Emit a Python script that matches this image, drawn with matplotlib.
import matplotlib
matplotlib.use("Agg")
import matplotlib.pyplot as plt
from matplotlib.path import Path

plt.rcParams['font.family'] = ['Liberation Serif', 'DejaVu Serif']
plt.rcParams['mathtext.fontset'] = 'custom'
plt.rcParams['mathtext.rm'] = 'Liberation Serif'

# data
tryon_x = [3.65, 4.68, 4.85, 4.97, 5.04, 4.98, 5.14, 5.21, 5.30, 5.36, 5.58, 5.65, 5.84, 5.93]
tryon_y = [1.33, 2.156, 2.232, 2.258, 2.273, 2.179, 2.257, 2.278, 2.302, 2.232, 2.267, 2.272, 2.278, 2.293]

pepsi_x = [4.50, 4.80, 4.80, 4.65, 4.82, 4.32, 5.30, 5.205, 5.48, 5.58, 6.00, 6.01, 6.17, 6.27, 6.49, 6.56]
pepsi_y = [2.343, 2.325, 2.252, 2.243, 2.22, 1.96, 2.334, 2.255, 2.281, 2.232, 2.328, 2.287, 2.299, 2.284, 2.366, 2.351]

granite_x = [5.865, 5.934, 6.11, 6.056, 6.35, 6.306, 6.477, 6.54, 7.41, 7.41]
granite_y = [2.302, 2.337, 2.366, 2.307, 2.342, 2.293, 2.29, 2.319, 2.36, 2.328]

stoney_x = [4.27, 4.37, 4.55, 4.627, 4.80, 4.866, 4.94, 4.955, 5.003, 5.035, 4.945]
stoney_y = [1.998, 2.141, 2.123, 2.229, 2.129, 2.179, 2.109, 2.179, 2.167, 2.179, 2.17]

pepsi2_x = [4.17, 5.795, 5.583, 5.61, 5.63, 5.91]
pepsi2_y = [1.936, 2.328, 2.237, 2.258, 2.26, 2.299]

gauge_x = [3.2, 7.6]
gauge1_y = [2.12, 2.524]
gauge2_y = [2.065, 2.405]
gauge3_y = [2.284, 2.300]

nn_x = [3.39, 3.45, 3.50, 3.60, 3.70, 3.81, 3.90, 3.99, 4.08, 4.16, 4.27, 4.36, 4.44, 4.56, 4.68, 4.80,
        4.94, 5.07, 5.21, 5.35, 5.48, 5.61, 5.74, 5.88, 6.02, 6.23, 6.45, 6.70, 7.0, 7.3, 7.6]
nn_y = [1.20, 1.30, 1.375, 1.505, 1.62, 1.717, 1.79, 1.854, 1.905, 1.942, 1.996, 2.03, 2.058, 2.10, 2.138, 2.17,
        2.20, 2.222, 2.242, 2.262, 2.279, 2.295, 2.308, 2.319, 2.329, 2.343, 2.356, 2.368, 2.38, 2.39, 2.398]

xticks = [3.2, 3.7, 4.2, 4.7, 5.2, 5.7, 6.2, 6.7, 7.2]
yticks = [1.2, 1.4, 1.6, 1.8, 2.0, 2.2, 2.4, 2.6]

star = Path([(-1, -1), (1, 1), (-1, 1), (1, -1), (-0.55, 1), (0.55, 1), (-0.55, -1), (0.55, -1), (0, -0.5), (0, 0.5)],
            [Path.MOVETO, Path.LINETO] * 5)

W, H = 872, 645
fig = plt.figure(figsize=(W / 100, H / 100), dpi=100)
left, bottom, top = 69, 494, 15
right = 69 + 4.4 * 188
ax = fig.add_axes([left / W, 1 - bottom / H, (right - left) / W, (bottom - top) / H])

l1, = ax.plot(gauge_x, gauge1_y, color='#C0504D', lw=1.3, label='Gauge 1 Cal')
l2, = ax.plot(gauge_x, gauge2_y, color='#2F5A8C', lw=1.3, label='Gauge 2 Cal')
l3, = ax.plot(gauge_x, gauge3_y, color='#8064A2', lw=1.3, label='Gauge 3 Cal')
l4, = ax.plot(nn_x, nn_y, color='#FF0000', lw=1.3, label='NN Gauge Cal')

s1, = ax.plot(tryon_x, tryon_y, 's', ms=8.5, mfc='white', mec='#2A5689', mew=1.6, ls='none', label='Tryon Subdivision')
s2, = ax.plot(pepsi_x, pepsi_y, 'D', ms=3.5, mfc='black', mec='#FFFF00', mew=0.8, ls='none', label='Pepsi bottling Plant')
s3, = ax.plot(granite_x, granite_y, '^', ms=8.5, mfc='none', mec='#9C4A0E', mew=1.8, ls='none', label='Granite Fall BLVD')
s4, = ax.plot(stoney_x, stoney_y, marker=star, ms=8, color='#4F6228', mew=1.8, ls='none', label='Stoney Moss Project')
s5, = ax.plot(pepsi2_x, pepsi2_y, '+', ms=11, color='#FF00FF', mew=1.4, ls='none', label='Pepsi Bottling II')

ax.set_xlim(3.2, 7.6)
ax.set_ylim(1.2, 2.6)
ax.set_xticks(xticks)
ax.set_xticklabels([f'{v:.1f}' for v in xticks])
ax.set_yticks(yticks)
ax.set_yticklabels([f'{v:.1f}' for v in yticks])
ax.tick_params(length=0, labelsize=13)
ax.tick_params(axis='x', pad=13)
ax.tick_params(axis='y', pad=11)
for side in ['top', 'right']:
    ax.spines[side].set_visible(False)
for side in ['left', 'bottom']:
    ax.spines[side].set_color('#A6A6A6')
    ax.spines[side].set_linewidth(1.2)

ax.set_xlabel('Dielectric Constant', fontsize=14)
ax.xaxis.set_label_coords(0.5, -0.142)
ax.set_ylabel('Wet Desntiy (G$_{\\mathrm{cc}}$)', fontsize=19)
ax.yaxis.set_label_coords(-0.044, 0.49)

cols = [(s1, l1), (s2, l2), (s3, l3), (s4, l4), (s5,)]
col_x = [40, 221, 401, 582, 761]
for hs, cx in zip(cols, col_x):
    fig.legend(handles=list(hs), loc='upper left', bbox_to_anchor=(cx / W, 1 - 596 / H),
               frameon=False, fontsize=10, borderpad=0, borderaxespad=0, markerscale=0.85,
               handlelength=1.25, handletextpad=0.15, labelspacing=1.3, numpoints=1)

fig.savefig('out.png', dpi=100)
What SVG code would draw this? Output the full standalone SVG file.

◆ To be done:
Pick out each line containing the string "this" and copy it.

◆ Complete answer:
Emit a Python script that matches this image, drawn with matplotlib.
What SVG code would draw this? Output the full standalone SVG file.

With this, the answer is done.